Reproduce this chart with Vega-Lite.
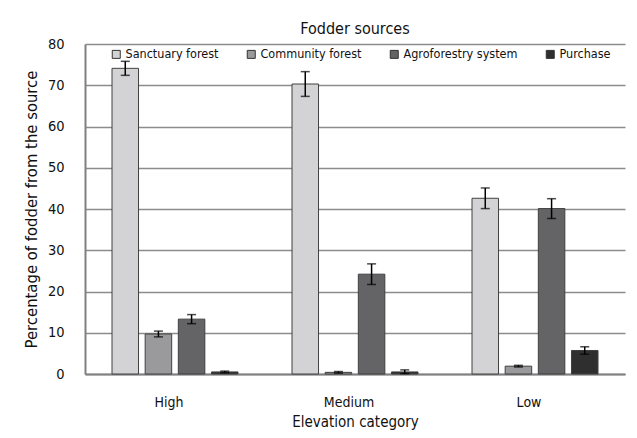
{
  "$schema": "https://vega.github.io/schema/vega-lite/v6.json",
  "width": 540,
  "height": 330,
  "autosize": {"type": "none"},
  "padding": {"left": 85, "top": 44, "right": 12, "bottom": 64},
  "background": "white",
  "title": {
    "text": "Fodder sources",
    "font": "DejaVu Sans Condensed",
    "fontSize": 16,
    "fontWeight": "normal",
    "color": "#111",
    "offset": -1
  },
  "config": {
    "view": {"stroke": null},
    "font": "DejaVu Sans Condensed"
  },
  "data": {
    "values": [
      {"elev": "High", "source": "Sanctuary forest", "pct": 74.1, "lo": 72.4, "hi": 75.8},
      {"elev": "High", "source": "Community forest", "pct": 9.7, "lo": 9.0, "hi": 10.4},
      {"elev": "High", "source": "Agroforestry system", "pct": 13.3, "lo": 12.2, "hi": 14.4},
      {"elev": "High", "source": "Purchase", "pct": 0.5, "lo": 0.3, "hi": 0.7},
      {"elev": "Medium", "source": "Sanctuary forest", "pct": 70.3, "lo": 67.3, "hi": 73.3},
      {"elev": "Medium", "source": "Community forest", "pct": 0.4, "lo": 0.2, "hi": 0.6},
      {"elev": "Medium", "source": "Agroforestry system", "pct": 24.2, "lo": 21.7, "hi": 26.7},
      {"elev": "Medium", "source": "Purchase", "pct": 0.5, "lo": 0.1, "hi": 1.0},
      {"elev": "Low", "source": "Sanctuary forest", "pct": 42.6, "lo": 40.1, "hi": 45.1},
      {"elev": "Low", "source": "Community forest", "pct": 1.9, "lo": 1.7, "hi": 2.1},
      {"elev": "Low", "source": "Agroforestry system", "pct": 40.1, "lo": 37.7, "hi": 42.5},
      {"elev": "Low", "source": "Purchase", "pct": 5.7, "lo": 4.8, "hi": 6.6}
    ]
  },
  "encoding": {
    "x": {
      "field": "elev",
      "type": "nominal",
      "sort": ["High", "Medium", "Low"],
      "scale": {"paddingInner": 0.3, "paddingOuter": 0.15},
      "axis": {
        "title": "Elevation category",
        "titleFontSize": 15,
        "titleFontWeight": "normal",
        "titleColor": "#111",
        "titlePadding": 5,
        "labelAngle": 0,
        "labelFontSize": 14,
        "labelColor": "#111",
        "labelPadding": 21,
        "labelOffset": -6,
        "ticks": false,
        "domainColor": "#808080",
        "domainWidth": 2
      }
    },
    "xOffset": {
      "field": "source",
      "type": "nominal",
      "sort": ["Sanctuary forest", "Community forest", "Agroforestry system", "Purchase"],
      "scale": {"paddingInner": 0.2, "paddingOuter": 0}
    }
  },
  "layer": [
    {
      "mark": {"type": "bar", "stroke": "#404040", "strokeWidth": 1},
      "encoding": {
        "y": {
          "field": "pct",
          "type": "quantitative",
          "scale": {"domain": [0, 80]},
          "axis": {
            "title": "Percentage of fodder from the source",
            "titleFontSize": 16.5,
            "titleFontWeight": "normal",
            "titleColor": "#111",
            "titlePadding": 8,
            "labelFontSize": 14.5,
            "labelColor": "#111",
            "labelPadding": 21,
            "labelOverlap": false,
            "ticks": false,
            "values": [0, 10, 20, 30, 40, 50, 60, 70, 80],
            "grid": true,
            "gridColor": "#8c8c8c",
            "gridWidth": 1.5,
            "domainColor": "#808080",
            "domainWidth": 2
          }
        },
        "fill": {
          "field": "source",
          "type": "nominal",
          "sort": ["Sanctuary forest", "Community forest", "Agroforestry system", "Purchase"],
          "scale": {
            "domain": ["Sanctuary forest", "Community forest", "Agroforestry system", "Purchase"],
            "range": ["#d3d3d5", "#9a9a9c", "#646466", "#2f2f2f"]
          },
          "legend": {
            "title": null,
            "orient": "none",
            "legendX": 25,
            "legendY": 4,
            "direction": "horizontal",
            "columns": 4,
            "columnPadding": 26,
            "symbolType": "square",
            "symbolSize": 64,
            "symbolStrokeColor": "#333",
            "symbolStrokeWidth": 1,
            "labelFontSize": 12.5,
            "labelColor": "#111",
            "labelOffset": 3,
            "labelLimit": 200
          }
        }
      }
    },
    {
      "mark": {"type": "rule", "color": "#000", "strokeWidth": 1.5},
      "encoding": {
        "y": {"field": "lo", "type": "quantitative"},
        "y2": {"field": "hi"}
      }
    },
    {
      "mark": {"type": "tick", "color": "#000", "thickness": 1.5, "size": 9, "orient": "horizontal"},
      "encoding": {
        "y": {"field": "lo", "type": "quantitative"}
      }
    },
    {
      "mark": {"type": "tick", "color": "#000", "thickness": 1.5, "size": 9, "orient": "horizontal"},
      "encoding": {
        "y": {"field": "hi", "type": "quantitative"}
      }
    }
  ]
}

==================================================

To be done :: Please write out all the data again word for word, but not the pictures.

Result ::
Reproduce this chart with Vega-Lite.
{
  "$schema": "https://vega.github.io/schema/vega-lite/v6.json",
  "width": 540,
  "height": 330,
  "autosize": {"type": "none"},
  "padding": {"left": 85, "top": 44, "right": 12, "bottom": 64},
  "background": "white",
  "title": {
    "text": "Fodder sources",
    "font": "DejaVu Sans Condensed",
    "fontSize": 16,
    "fontWeight": "normal",
    "color": "#111",
    "offset": -1
  },
  "config": {
    "view": {"stroke": null},
    "font": "DejaVu Sans Condensed"
  },
  "data": {
    "values": [
      {"elev": "High", "source": "Sanctuary forest", "pct": 74.1, "lo": 72.4, "hi": 75.8},
      {"elev": "High", "source": "Community forest", "pct": 9.7, "lo": 9.0, "hi": 10.4},
      {"elev": "High", "source": "Agroforestry system", "pct": 13.3, "lo": 12.2, "hi": 14.4},
      {"elev": "High", "source": "Purchase", "pct": 0.5, "lo": 0.3, "hi": 0.7},
      {"elev": "Medium", "source": "Sanctuary forest", "pct": 70.3, "lo": 67.3, "hi": 73.3},
      {"elev": "Medium", "source": "Community forest", "pct": 0.4, "lo": 0.2, "hi": 0.6},
      {"elev": "Medium", "source": "Agroforestry system", "pct": 24.2, "lo": 21.7, "hi": 26.7},
      {"elev": "Medium", "source": "Purchase", "pct": 0.5, "lo": 0.1, "hi": 1.0},
      {"elev": "Low", "source": "Sanctuary forest", "pct": 42.6, "lo": 40.1, "hi": 45.1},
      {"elev": "Low", "source": "Community forest", "pct": 1.9, "lo": 1.7, "hi": 2.1},
      {"elev": "Low", "source": "Agroforestry system", "pct": 40.1, "lo": 37.7, "hi": 42.5},
      {"elev": "Low", "source": "Purchase", "pct": 5.7, "lo": 4.8, "hi": 6.6}
    ]
  },
  "encoding": {
    "x": {
      "field": "elev",
      "type": "nominal",
      "sort": ["High", "Medium", "Low"],
      "scale": {"paddingInner": 0.3, "paddingOuter": 0.15},
      "axis": {
        "title": "Elevation category",
        "titleFontSize": 15,
        "titleFontWeight": "normal",
        "titleColor": "#111",
        "titlePadding": 5,
        "labelAngle": 0,
        "labelFontSize": 14,
        "labelColor": "#111",
        "labelPadding": 21,
        "labelOffset": -6,
        "ticks": false,
        "domainColor": "#808080",
        "domainWidth": 2
      }
    },
    "xOffset": {
      "field": "source",
      "type": "nominal",
      "sort": ["Sanctuary forest", "Community forest", "Agroforestry system", "Purchase"],
      "scale": {"paddingInner": 0.2, "paddingOuter": 0}
    }
  },
  "layer": [
    {
      "mark": {"type": "bar", "stroke": "#404040", "strokeWidth": 1},
      "encoding": {
        "y": {
          "field": "pct",
          "type": "quantitative",
          "scale": {"domain": [0, 80]},
          "axis": {
            "title": "Percentage of fodder from the source",
            "titleFontSize": 16.5,
            "titleFontWeight": "normal",
            "titleColor": "#111",
            "titlePadding": 8,
            "labelFontSize": 14.5,
            "labelColor": "#111",
            "labelPadding": 21,
            "labelOverlap": false,
            "ticks": false,
            "values": [0, 10, 20, 30, 40, 50, 60, 70, 80],
            "grid": true,
            "gridColor": "#8c8c8c",
            "gridWidth": 1.5,
            "domainColor": "#808080",
            "domainWidth": 2
          }
        },
        "fill": {
          "field": "source",
          "type": "nominal",
          "sort": ["Sanctuary forest", "Community forest", "Agroforestry system", "Purchase"],
          "scale": {
            "domain": ["Sanctuary forest", "Community forest", "Agroforestry system", "Purchase"],
            "range": ["#d3d3d5", "#9a9a9c", "#646466", "#2f2f2f"]
          },
          "legend": {
            "title": null,
            "orient": "none",
            "legendX": 25,
            "legendY": 4,
            "direction": "horizontal",
            "columns": 4,
            "columnPadding": 26,
            "symbolType": "square",
            "symbolSize": 64,
            "symbolStrokeColor": "#333",
            "symbolStrokeWidth": 1,
            "labelFontSize": 12.5,
            "labelColor": "#111",
            "labelOffset": 3,
            "labelLimit": 200
          }
        }
      }
    },
    {
      "mark": {"type": "rule", "color": "#000", "strokeWidth": 1.5},
      "encoding": {
        "y": {"field": "lo", "type": "quantitative"},
        "y2": {"field": "hi"}
      }
    },
    {
      "mark": {"type": "tick", "color": "#000", "thickness": 1.5, "size": 9, "orient": "horizontal"},
      "encoding": {
        "y": {"field": "lo", "type": "quantitative"}
      }
    },
    {
      "mark": {"type": "tick", "color": "#000", "thickness": 1.5, "size": 9, "orient": "horizontal"},
      "encoding": {
        "y": {"field": "hi", "type": "quantitative"}
      }
    }
  ]
}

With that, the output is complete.